- **Given material**
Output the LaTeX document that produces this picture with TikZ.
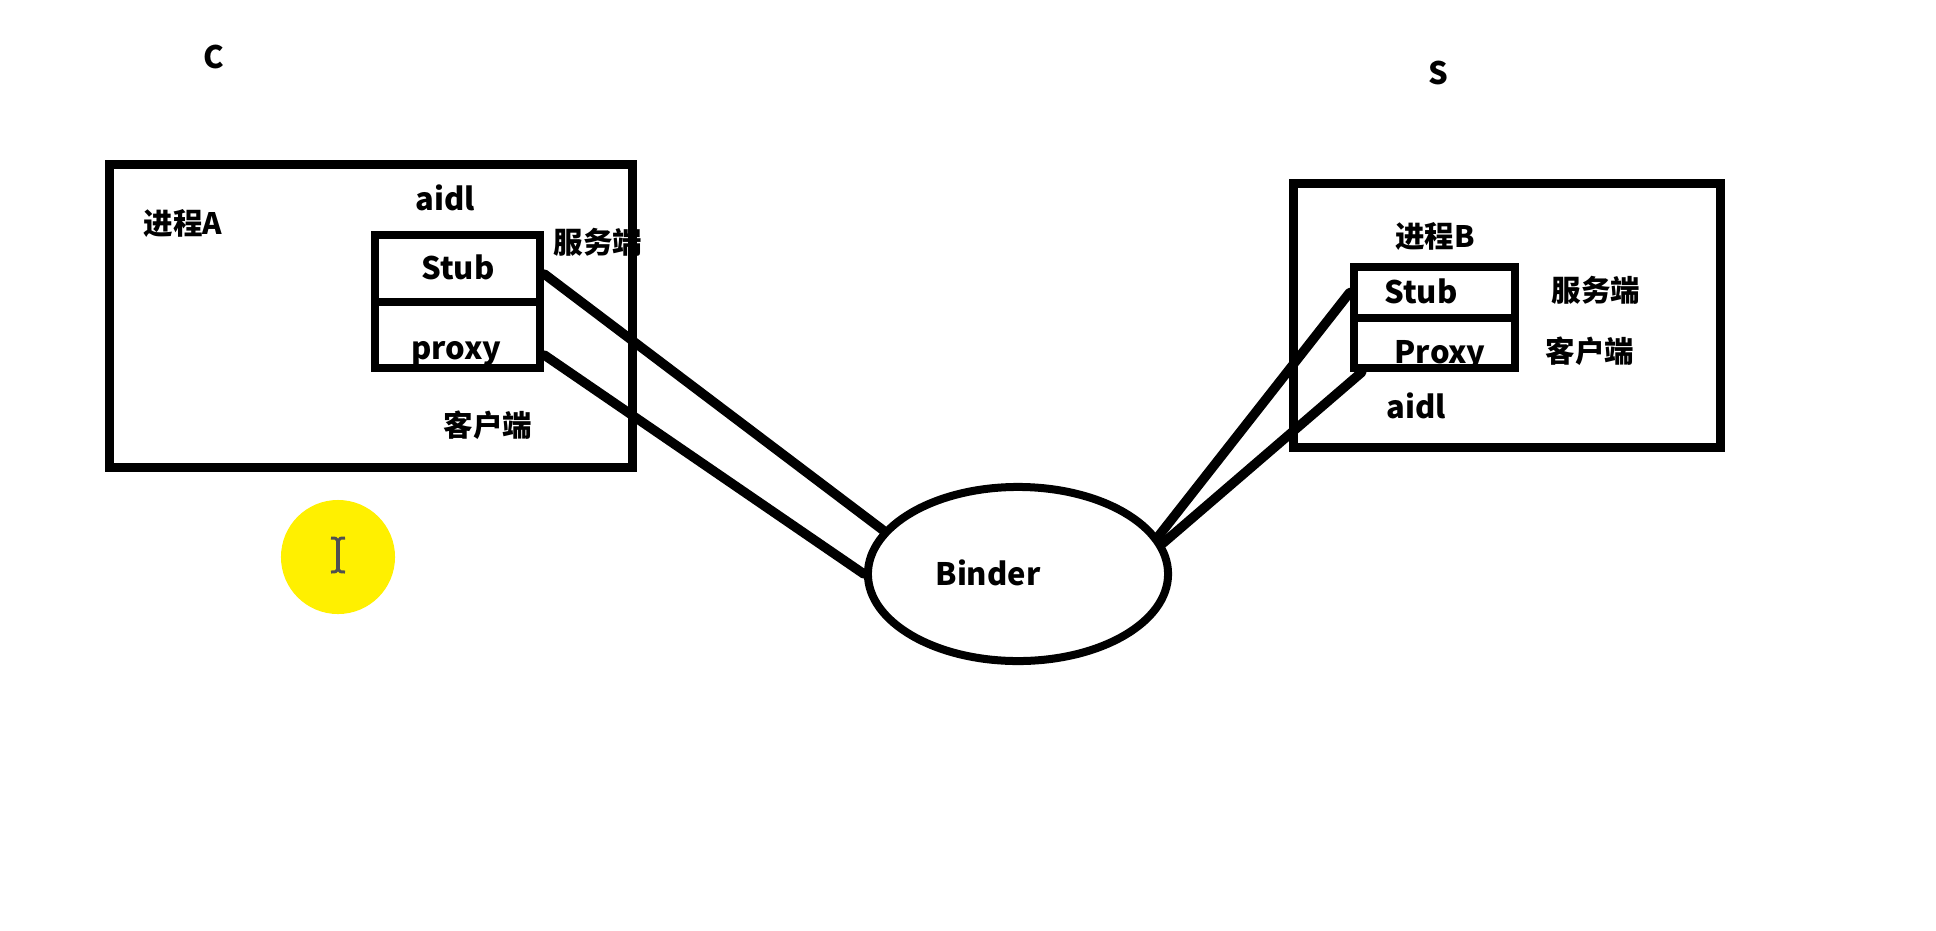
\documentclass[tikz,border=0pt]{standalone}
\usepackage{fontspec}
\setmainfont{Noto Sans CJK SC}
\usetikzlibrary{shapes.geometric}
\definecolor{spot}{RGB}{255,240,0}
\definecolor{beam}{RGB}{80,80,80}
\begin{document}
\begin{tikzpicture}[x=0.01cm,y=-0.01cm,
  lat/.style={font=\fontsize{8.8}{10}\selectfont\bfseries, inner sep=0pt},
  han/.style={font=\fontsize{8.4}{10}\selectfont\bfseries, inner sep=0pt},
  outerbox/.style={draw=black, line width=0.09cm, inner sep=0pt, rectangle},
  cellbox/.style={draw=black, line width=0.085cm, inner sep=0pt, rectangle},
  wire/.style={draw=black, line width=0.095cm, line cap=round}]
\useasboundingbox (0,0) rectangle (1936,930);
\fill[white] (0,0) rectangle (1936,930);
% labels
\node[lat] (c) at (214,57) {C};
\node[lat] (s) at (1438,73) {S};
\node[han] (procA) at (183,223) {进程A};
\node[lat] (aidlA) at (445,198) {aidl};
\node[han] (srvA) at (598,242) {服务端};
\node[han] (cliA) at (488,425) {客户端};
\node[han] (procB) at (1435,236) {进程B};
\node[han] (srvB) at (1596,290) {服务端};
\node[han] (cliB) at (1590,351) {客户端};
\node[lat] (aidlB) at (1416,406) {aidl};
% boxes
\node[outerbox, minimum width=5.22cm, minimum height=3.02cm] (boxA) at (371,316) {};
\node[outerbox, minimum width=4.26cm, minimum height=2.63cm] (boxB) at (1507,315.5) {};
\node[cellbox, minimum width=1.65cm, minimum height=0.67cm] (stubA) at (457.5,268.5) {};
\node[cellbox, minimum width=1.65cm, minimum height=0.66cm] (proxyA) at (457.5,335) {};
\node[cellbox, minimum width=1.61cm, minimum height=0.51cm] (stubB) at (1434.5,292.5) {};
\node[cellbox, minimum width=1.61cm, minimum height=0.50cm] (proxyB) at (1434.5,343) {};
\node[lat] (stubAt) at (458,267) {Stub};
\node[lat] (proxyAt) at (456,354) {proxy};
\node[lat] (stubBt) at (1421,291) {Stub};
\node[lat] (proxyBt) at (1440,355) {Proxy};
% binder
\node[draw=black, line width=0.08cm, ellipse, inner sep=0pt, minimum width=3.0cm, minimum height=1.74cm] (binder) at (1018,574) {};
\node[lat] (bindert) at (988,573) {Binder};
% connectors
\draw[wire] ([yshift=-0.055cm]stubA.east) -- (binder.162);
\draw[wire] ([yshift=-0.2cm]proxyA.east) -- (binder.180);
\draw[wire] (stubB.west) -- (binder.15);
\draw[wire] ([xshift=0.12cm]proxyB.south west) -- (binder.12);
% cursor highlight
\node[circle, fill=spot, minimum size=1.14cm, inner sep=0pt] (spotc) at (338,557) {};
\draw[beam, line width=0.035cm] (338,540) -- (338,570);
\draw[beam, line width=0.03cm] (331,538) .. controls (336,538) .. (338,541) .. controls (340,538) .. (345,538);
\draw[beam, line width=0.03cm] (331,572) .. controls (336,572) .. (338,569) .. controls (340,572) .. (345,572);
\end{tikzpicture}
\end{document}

- **Given problem**
Transcribe the material exactly, leaving every picture out.

- **Written response**
Output the LaTeX document that produces this picture with TikZ.
\documentclass[tikz,border=0pt]{standalone}
\usepackage{fontspec}
\setmainfont{Noto Sans CJK SC}
\usetikzlibrary{shapes.geometric}
\definecolor{spot}{RGB}{255,240,0}
\definecolor{beam}{RGB}{80,80,80}
\begin{document}
\begin{tikzpicture}[x=0.01cm,y=-0.01cm,
  lat/.style={font=\fontsize{8.8}{10}\selectfont\bfseries, inner sep=0pt},
  han/.style={font=\fontsize{8.4}{10}\selectfont\bfseries, inner sep=0pt},
  outerbox/.style={draw=black, line width=0.09cm, inner sep=0pt, rectangle},
  cellbox/.style={draw=black, line width=0.085cm, inner sep=0pt, rectangle},
  wire/.style={draw=black, line width=0.095cm, line cap=round}]
\useasboundingbox (0,0) rectangle (1936,930);
\fill[white] (0,0) rectangle (1936,930);
% labels
\node[lat] (c) at (214,57) {C};
\node[lat] (s) at (1438,73) {S};
\node[han] (procA) at (183,223) {进程A};
\node[lat] (aidlA) at (445,198) {aidl};
\node[han] (srvA) at (598,242) {服务端};
\node[han] (cliA) at (488,425) {客户端};
\node[han] (procB) at (1435,236) {进程B};
\node[han] (srvB) at (1596,290) {服务端};
\node[han] (cliB) at (1590,351) {客户端};
\node[lat] (aidlB) at (1416,406) {aidl};
% boxes
\node[outerbox, minimum width=5.22cm, minimum height=3.02cm] (boxA) at (371,316) {};
\node[outerbox, minimum width=4.26cm, minimum height=2.63cm] (boxB) at (1507,315.5) {};
\node[cellbox, minimum width=1.65cm, minimum height=0.67cm] (stubA) at (457.5,268.5) {};
\node[cellbox, minimum width=1.65cm, minimum height=0.66cm] (proxyA) at (457.5,335) {};
\node[cellbox, minimum width=1.61cm, minimum height=0.51cm] (stubB) at (1434.5,292.5) {};
\node[cellbox, minimum width=1.61cm, minimum height=0.50cm] (proxyB) at (1434.5,343) {};
\node[lat] (stubAt) at (458,267) {Stub};
\node[lat] (proxyAt) at (456,354) {proxy};
\node[lat] (stubBt) at (1421,291) {Stub};
\node[lat] (proxyBt) at (1440,355) {Proxy};
% binder
\node[draw=black, line width=0.08cm, ellipse, inner sep=0pt, minimum width=3.0cm, minimum height=1.74cm] (binder) at (1018,574) {};
\node[lat] (bindert) at (988,573) {Binder};
% connectors
\draw[wire] ([yshift=-0.055cm]stubA.east) -- (binder.162);
\draw[wire] ([yshift=-0.2cm]proxyA.east) -- (binder.180);
\draw[wire] (stubB.west) -- (binder.15);
\draw[wire] ([xshift=0.12cm]proxyB.south west) -- (binder.12);
% cursor highlight
\node[circle, fill=spot, minimum size=1.14cm, inner sep=0pt] (spotc) at (338,557) {};
\draw[beam, line width=0.035cm] (338,540) -- (338,570);
\draw[beam, line width=0.03cm] (331,538) .. controls (336,538) .. (338,541) .. controls (340,538) .. (345,538);
\draw[beam, line width=0.03cm] (331,572) .. controls (336,572) .. (338,569) .. controls (340,572) .. (345,572);
\end{tikzpicture}
\end{document}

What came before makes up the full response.